I don’t like writing that, since I wish that I could share in Ignatius’s optimism, but he neglects to mention two things about the upcoming presidential election that undercut his claim that democracy in the country is on the march. The first is the not-inconsiderable chance that fraud may be perpetuated in order to bring about an Ahmadinejad re-election. Fraud should not surprise us; after all, fraud is regularly perpetuated in Iranian elections by hardliners who prevent reformist candidates from running for political office solely and exclusively because they don’t want those reformists to pose a threat to the power of hardliners. The hardliners learned their lesson well when Mohammad Khatami–weak and ineffectual as he was–won two terms as the reformist president of Iran, and they will continue to do everything in their power to prevent future reformist candidates from posing similar challenges to the fundamentalist bloc.
Not that future candidates–most notably at the presidential level–can really do anything to challenge the fundamentalist bloc so long as the fundamentalist Ali Khamenei remains the Supreme Religious Guide of Iran.
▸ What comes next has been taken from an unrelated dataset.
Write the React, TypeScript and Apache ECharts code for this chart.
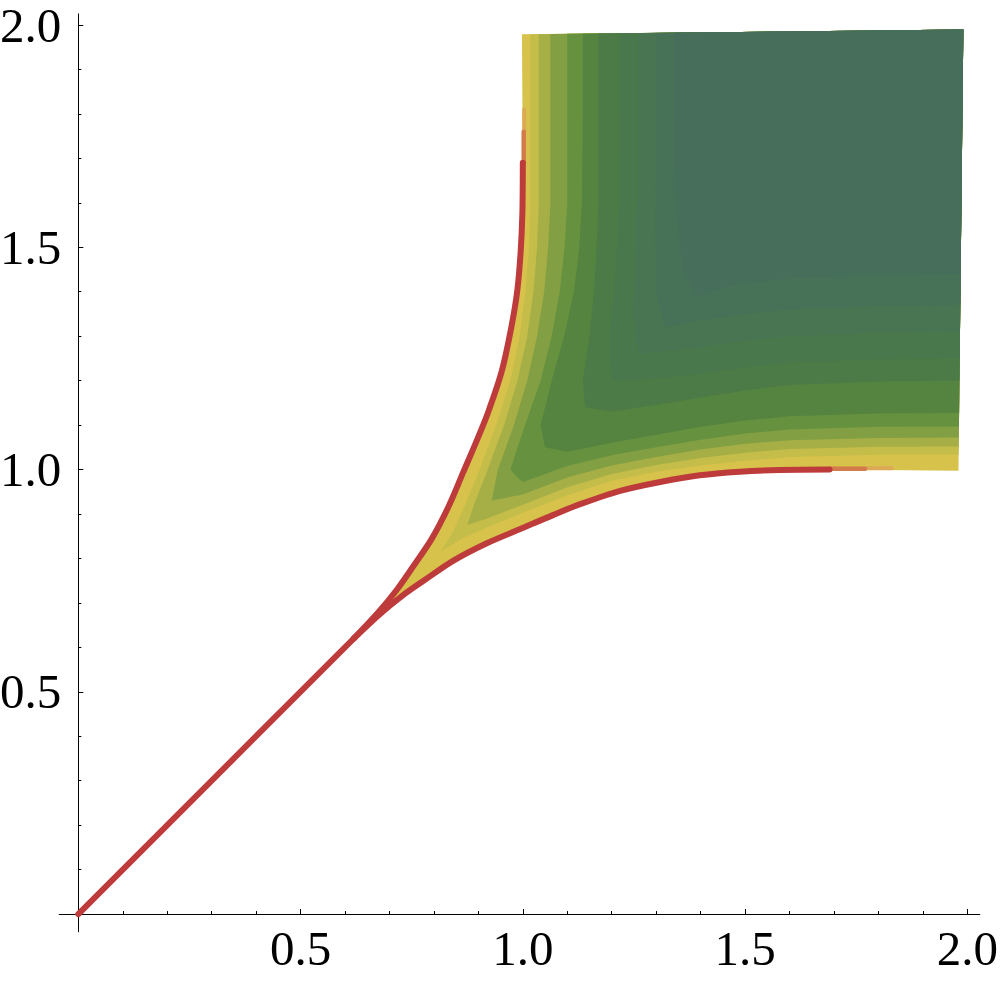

The president of Iran is only as strong as the Supreme Religious Guide allows him to be, and if the president wants to be able to make a difference, he had better make sure that his political goals are in line with those of Khamenei’s. Ahmadinejad’s goals are in line with Khamenei’s, which is why the latter has made it clear that he favors Ahmadinejad’s re-election. Even if Mir Hossein Mousavi is elected, the reformist movement will make no headway so long as Khamenei remains in power. Whatever commentary one offers concerning this kind of political system, it cannot possibly be said that “Change we can believe in” is coming to Iran anytime soon.
At least, it cannot be said with a straight face.